INFORMATION SHOWN

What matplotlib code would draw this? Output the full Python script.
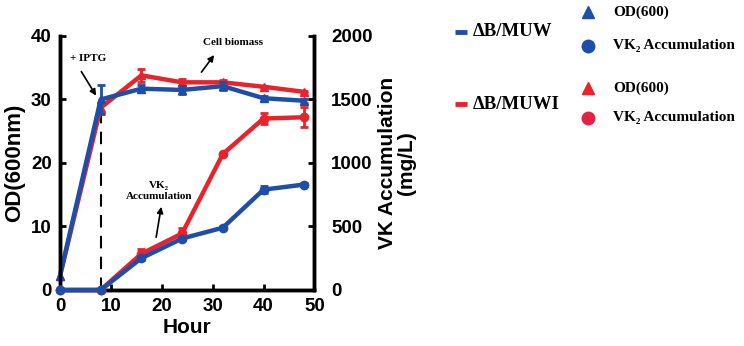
import numpy as np
import matplotlib
matplotlib.use('Agg')
import matplotlib.pyplot as plt

# data
hours = [0, 8, 16, 24, 32, 40, 48]
od_muw = [2.2, 30.0, 31.7, 31.5, 32.1, 30.2, 29.8]
od_muw_err = [np.nan, 2.3, 0.6, 0.6, 0.6, 0.3, 0.3]
od_muwi = [2.2, 28.7, 33.8, 32.7, 32.7, 32.0, 31.2]
od_muwi_err = [np.nan, 0.8, 1.0, 0.5, 0.3, 0.2, 0.2]
vk_muw = [0, 0, 250, 405, 490, 790, 830]
vk_muw_err = [np.nan, np.nan, 15, 10, 10, 25, 10]
vk_muwi = [0, 0, 285, 445, 1070, 1350, 1360]
vk_muwi_err = [np.nan, np.nan, 40, 40, 10, 45, 80]

blue = '#1f4ea8'
red = '#e8232b'
sans = ['Liberation Sans', 'DejaVu Sans']
serif = ['Liberation Serif', 'DejaVu Serif']

fig = plt.figure(figsize=(7.44, 3.46), dpi=100)
ax = fig.add_axes([0.0806, 0.162, 0.342, 0.734])
ax2 = ax.twinx()

# OD lines (left)
ax.errorbar(hours, od_muwi, yerr=od_muwi_err, color=red, lw=3.2, marker='^', ms=6,
            capsize=3, elinewidth=2, capthick=2, zorder=3, clip_on=False)
ax.errorbar(hours, od_muw, yerr=od_muw_err, color=blue, lw=3.2, marker='^', ms=6,
            capsize=3, elinewidth=2, capthick=2, zorder=4, clip_on=False)
# VK lines (right)
ax2.errorbar(hours, vk_muwi, yerr=vk_muwi_err, color=red, lw=3.2, marker='o', ms=6,
             capsize=3, elinewidth=2, capthick=2, zorder=3, clip_on=False)
ax2.errorbar(hours, vk_muw, yerr=vk_muw_err, color=blue, lw=3.2, marker='o', ms=6,
             capsize=3, elinewidth=2, capthick=2, zorder=4, clip_on=False)

ax.plot([8, 8], [0, 29], ls=(0, (6, 4)), color='black', lw=1.5, zorder=2)

ax.set_xlim(0, 50)
ax.set_ylim(0, 40)
ax2.set_ylim(0, 2000)
ax.set_xticks([0, 10, 20, 30, 40, 50])
ax.set_yticks([0, 10, 20, 30, 40])
ax2.set_yticks([0, 500, 1000, 1500, 2000])

for a in (ax, ax2):
    a.spines['top'].set_visible(False)
    for s in ('left', 'right', 'bottom'):
        a.spines[s].set_linewidth(2.5)
    a.tick_params(direction='in', length=4, width=2, labelsize=13.5, pad=6)
    for lab in a.get_xticklabels() + a.get_yticklabels():
        lab.set_family(sans)
        lab.set_fontweight('bold')
ax2.tick_params(pad=12)

ax.set_xlabel('Hour', family=sans, fontweight='bold', fontsize=15, labelpad=2)
ax.set_ylabel('OD(600nm)', family=sans, fontweight='bold', fontsize=16, labelpad=4)
ax2.set_ylabel('VK Accumulation\n(mg/L)', family=sans, fontweight='bold', fontsize=15,
               labelpad=4, linespacing=1.0)

# annotations
arrow = dict(arrowstyle='-|>', color='black', lw=1.2, mutation_scale=9,
             shrinkA=0, shrinkB=0)
ax.text(2.0, 36.4, '+ IPTG', family=serif, fontweight='bold', fontsize=8,
        ha='left', va='center')
ax.annotate('', xy=(7.1, 30.6), xytext=(4.2, 34.4), arrowprops=arrow)
ax.text(34.0, 38.9, 'Cell biomass', family=serif, fontweight='bold', fontsize=8,
        ha='center', va='center')
ax.annotate('', xy=(30.3, 37.0), xytext=(27.8, 34.3), arrowprops=arrow)
ax.text(19.5, 15.6, 'VK\u2082\nAccumulation', family=serif, fontweight='bold',
        fontsize=8, ha='center', va='center', linespacing=1.3)
ax.annotate('', xy=(19.9, 13.1), xytext=(18.9, 8.3), arrowprops=arrow)

# legend
for yy, c, name in [(32, blue, '\u0394B/MUW'), (104, red, '\u0394B/MUWI')]:
    fig.lines.append(plt.Line2D([455 / 744, 467 / 744], [1 - yy / 346, 1 - yy / 346],
                                color=c, lw=3.5, solid_capstyle='butt',
                                transform=fig.transFigure))
    fig.text(473 / 744, 1 - yy / 346, name, color='black', fontsize=13.5,
             fontweight='bold', ha='left', va='center', family=serif)

leg_items = [('^', blue, 12, 'OD(600)'),
             ('o', blue, 46, 'VK\u2082 Accumulation'),
             ('^', red, 88, 'OD(600)'),
             ('o', '#e32345', 118, 'VK\u2082 Accumulation')]
for m, c, yy, label in leg_items:
    fig.lines.append(plt.Line2D([588 / 744], [1 - yy / 346], marker=m, color=c,
                                ms=9 if m == 'o' else 8, ls='none',
                                transform=fig.transFigure))
    fig.text(613 / 744, 1 - yy / 346, label, fontsize=11, fontweight='bold',
             ha='left', va='center', family=serif)

fig.savefig('out.png', dpi=100)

WORK INSTRUCTIONS
Leave the pictures out and reproduce exactly the lines from the top of the listing above through the line with "import matplotlib.pyplot as plt".

ANSWER TO THE PROBLEM
What matplotlib code would draw this? Output the full Python script.
import numpy as np
import matplotlib
matplotlib.use('Agg')
import matplotlib.pyplot as plt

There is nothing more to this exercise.